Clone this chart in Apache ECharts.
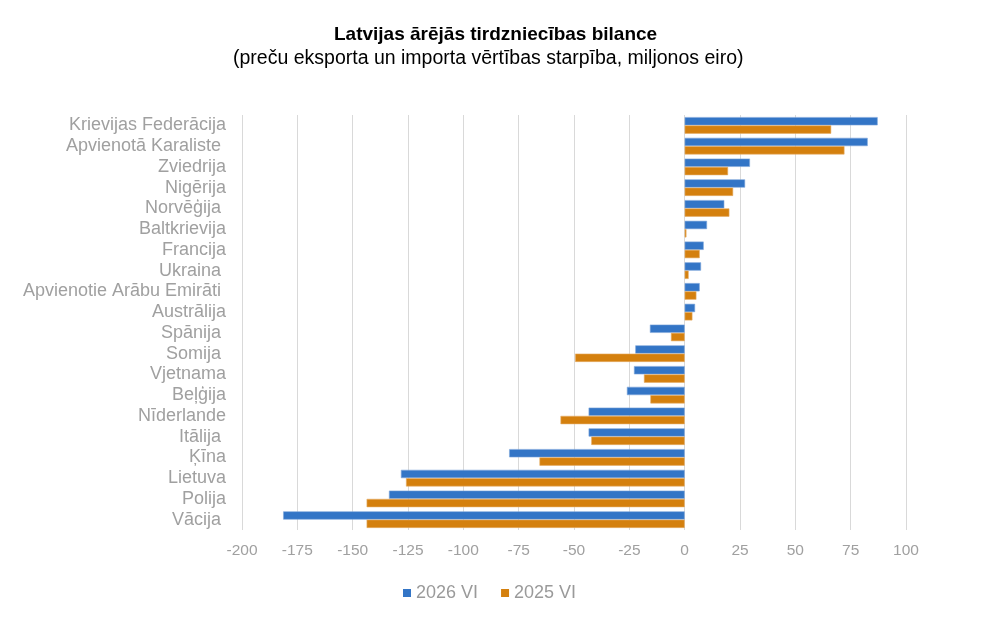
<!DOCTYPE html>
<html>
<head>
<meta charset="utf-8">
<title>Latvijas ārējās tirdzniecības bilance</title>
<script src="https://cdn.jsdelivr.net/npm/echarts@6/dist/echarts.min.js"></script>
<style>
  html, body { margin: 0; padding: 0; background: #fff; }
  #chart { width: 1000px; height: 619px; }
</style>
</head>
<body>
<div id="chart"></div>
<script>
// valstis (no augšas uz leju)
var countries = ['Krievijas Federācija', 'Apvienotā Karaliste ', 'Zviedrija', 'Nigērija', 'Norvēģija ',
    'Baltkrievija', 'Francija', 'Ukraina ', 'Apvienotie Arābu Emirāti ', 'Austrālija', 'Spānija ',
    'Somija ', 'Vjetnama', 'Beļģija', 'Nīderlande', 'Itālija ', 'Ķīna', 'Lietuva', 'Polija', 'Vācija '];
var seriesNames = ['2026 VI', '2025 VI'];
// bilance, milj. eiro
var values2026 = [87.2, 82.7, 29.5, 27.3, 17.9, 10.1, 8.6, 7.4, 6.8, 4.7, -15.7,
    -22.3, -22.9, -26.1, -43.4, -43.4, -79.3, -128.2, -133.6, -181.4];
var values2025 = [66.2, 72.2, 19.6, 21.9, 20.2, 0.8, 6.8, 1.8, 5.3, 3.5, -6.2,
    -49.5, -18.4, -15.5, -56.1, -42.2, -65.6, -125.9, -143.7, -143.7];
var xMin = -200, xMax = 100, xStep = 25;

var font = "'Liberation Sans', Arial, sans-serif";
var myChart = echarts.init(document.getElementById('chart'));
var option = {
    backgroundColor: '#fff',
    color: ['#3375c6', '#d4800e'],
    title: [
        {
            text: 'Latvijas ārējās tirdzniecības bilance',
            left: 329,
            top: 20,
            textStyle: { fontFamily: font, fontSize: 19, fontWeight: 'bold', color: '#000' }
        },
        {
            text: '(preču eksporta un importa vērtības starpība, miljonos eiro)',
            left: 228,
            top: 44,
            textStyle: { fontFamily: font, fontSize: 19.5, fontWeight: 'normal', color: '#000' }
        }
    ],
    legend: {
        left: 398,
        top: 579,
        icon: 'rect',
        itemWidth: 8,
        itemHeight: 8,
        itemGap: 23,
        itemStyle: { borderWidth: 0 },
        textStyle: { fontFamily: font, fontSize: 18, color: '#9a9a9a' },
        data: seriesNames
    },
    grid: {
        left: 242,
        right: 94,
        top: 115,
        bottom: 89,
        containLabel: false
    },
    xAxis: {
        type: 'value',
        min: xMin,
        max: xMax,
        interval: xStep,
        axisLine: { show: false },
        axisTick: { show: false },
        splitLine: { show: true, lineStyle: { color: '#d9d9d9', width: 1 } },
        axisLabel: { fontFamily: font, fontSize: 15.5, color: '#a0a0a0', margin: 13 }
    },
    yAxis: {
        type: 'category',
        inverse: true,
        data: countries,
        axisLine: { show: false },
        axisTick: { show: false },
        axisLabel: { interval: 0, fontFamily: font, fontSize: 18, color: '#a0a0a0', margin: 16 }
    },
    series: [
        {
            name: seriesNames[0],
            type: 'bar',
            data: values2026,
            barGap: '0%',
            barCategoryGap: '20%',
            itemStyle: { borderColor: '#7fa8dc', borderWidth: 0.6 }
        },
        {
            name: seriesNames[1],
            type: 'bar',
            data: values2025,
            barGap: '0%',
            barCategoryGap: '20%',
            itemStyle: { borderColor: '#e6ad66', borderWidth: 0.6 }
        }
    ]
};
myChart.setOption(option);
</script>
</body>
</html>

* **Task objective**: Please restate the material above line by line, exactly, beginning at its first line and ending with the line that contains "var xMin = -200, xMax = 100, xStep = 25;", without any pictures.

* **Output for this task**:
Clone this chart in Apache ECharts.
<!DOCTYPE html>
<html>
<head>
<meta charset="utf-8">
<title>Latvijas ārējās tirdzniecības bilance</title>
<script src="https://cdn.jsdelivr.net/npm/echarts@6/dist/echarts.min.js"></script>
<style>
  html, body { margin: 0; padding: 0; background: #fff; }
  #chart { width: 1000px; height: 619px; }
</style>
</head>
<body>
<div id="chart"></div>
<script>
// valstis (no augšas uz leju)
var countries = ['Krievijas Federācija', 'Apvienotā Karaliste ', 'Zviedrija', 'Nigērija', 'Norvēģija ',
    'Baltkrievija', 'Francija', 'Ukraina ', 'Apvienotie Arābu Emirāti ', 'Austrālija', 'Spānija ',
    'Somija ', 'Vjetnama', 'Beļģija', 'Nīderlande', 'Itālija ', 'Ķīna', 'Lietuva', 'Polija', 'Vācija '];
var seriesNames = ['2026 VI', '2025 VI'];
// bilance, milj. eiro
var values2026 = [87.2, 82.7, 29.5, 27.3, 17.9, 10.1, 8.6, 7.4, 6.8, 4.7, -15.7,
    -22.3, -22.9, -26.1, -43.4, -43.4, -79.3, -128.2, -133.6, -181.4];
var values2025 = [66.2, 72.2, 19.6, 21.9, 20.2, 0.8, 6.8, 1.8, 5.3, 3.5, -6.2,
    -49.5, -18.4, -15.5, -56.1, -42.2, -65.6, -125.9, -143.7, -143.7];
var xMin = -200, xMax = 100, xStep = 25;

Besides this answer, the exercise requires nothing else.